Retype these lines and no others: the line holding "Write the Plotly code for this chart.", the line holding "layer='above'))", and all lines between them. Pictures stay out.

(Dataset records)
════════════════
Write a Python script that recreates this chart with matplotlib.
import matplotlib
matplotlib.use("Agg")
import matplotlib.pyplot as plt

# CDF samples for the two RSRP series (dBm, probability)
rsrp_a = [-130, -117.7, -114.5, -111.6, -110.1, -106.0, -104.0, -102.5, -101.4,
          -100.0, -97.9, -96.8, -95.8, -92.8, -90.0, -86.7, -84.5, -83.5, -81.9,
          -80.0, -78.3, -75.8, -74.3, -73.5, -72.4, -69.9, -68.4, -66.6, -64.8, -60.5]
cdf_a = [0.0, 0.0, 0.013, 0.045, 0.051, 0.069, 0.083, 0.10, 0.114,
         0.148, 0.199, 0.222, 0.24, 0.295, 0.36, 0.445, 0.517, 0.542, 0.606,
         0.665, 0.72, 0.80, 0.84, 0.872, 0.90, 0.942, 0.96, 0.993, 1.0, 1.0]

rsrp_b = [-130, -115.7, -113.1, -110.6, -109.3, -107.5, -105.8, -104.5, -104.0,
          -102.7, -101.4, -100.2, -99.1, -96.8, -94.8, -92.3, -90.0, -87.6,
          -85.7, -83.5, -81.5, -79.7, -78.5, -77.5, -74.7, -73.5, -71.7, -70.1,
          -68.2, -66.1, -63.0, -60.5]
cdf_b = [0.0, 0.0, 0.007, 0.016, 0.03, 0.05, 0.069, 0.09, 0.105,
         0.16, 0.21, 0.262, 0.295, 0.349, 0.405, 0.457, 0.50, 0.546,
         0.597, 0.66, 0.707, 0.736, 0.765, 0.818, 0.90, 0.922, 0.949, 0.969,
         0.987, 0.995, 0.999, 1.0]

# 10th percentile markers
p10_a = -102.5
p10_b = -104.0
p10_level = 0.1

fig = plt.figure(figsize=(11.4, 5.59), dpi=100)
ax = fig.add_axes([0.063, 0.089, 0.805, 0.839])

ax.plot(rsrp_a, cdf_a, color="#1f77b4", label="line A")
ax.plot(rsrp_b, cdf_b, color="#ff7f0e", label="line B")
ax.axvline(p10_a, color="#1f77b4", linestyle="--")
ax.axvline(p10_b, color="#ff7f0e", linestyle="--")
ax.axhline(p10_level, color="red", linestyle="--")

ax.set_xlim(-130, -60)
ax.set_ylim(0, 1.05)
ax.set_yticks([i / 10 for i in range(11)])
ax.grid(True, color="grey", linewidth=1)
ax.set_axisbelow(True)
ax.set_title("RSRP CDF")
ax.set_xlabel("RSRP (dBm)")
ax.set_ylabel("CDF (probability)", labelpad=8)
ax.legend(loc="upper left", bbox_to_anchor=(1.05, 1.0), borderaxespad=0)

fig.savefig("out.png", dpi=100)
════════════════
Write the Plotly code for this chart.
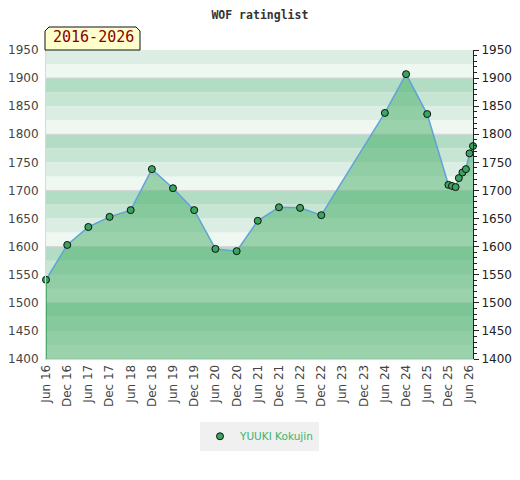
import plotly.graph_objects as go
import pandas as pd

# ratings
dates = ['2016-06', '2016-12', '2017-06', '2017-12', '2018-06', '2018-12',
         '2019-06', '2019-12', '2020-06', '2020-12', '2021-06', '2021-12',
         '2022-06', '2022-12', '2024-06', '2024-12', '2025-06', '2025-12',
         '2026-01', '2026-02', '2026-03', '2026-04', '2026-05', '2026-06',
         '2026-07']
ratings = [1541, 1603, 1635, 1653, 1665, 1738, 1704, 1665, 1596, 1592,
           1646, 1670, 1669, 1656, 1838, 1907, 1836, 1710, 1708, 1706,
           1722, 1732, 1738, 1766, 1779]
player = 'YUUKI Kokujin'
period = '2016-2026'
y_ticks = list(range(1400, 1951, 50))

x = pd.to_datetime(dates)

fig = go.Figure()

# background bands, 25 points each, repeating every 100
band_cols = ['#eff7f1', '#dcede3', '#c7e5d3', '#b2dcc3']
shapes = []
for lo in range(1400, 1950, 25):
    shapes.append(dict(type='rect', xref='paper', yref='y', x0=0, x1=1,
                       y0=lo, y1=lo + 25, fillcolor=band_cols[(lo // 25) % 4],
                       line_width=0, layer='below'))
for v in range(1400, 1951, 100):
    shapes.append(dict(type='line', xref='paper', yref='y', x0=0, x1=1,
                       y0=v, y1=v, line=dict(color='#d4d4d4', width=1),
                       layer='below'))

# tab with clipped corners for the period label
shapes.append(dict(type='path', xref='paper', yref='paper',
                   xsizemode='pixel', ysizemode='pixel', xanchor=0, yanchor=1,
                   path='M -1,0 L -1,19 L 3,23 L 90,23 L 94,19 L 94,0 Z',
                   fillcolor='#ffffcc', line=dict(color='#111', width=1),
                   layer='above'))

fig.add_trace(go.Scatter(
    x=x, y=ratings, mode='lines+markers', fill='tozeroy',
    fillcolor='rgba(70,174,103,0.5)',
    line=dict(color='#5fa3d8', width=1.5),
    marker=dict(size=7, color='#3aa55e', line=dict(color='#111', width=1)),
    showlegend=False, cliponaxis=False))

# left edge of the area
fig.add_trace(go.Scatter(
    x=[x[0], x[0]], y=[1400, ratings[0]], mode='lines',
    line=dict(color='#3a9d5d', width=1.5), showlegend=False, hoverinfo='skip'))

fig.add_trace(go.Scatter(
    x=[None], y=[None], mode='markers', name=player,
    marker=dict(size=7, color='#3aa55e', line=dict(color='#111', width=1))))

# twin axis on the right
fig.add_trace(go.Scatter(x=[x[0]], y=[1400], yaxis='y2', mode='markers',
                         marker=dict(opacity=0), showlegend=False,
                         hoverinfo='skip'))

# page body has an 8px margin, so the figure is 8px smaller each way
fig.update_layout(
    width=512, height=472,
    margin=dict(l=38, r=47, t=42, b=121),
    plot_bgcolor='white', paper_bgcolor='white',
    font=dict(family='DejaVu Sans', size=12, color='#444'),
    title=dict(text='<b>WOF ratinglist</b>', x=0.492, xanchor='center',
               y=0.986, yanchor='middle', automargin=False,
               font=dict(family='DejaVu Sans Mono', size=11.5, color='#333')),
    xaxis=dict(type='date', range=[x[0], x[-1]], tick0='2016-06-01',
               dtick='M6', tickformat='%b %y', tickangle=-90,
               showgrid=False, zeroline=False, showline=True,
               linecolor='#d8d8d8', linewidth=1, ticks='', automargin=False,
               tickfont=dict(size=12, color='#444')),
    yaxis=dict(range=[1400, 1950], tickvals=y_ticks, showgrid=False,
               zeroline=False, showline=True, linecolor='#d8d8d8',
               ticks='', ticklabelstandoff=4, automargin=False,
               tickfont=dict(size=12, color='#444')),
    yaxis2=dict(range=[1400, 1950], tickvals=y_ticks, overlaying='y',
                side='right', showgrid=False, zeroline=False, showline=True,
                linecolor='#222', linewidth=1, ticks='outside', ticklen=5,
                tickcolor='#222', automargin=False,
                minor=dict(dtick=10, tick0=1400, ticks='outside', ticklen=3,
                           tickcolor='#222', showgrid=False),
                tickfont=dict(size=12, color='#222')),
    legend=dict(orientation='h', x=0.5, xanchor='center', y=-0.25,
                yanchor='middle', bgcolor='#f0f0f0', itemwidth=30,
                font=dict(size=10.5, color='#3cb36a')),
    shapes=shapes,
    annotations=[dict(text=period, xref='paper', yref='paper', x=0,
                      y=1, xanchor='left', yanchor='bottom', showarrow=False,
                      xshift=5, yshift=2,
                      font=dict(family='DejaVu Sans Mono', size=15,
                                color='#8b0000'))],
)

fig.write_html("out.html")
════════════════
- **TASK RESPONSE**:
Write the Plotly code for this chart.
import plotly.graph_objects as go
import pandas as pd

# ratings
dates = ['2016-06', '2016-12', '2017-06', '2017-12', '2018-06', '2018-12',
         '2019-06', '2019-12', '2020-06', '2020-12', '2021-06', '2021-12',
         '2022-06', '2022-12', '2024-06', '2024-12', '2025-06', '2025-12',
         '2026-01', '2026-02', '2026-03', '2026-04', '2026-05', '2026-06',
         '2026-07']
ratings = [1541, 1603, 1635, 1653, 1665, 1738, 1704, 1665, 1596, 1592,
           1646, 1670, 1669, 1656, 1838, 1907, 1836, 1710, 1708, 1706,
           1722, 1732, 1738, 1766, 1779]
player = 'YUUKI Kokujin'
period = '2016-2026'
y_ticks = list(range(1400, 1951, 50))

x = pd.to_datetime(dates)

fig = go.Figure()

# background bands, 25 points each, repeating every 100
band_cols = ['#eff7f1', '#dcede3', '#c7e5d3', '#b2dcc3']
shapes = []
for lo in range(1400, 1950, 25):
    shapes.append(dict(type='rect', xref='paper', yref='y', x0=0, x1=1,
                       y0=lo, y1=lo + 25, fillcolor=band_cols[(lo // 25) % 4],
                       line_width=0, layer='below'))
for v in range(1400, 1951, 100):
    shapes.append(dict(type='line', xref='paper', yref='y', x0=0, x1=1,
                       y0=v, y1=v, line=dict(color='#d4d4d4', width=1),
                       layer='below'))

# tab with clipped corners for the period label
shapes.append(dict(type='path', xref='paper', yref='paper',
                   xsizemode='pixel', ysizemode='pixel', xanchor=0, yanchor=1,
                   path='M -1,0 L -1,19 L 3,23 L 90,23 L 94,19 L 94,0 Z',
                   fillcolor='#ffffcc', line=dict(color='#111', width=1),
                   layer='above'))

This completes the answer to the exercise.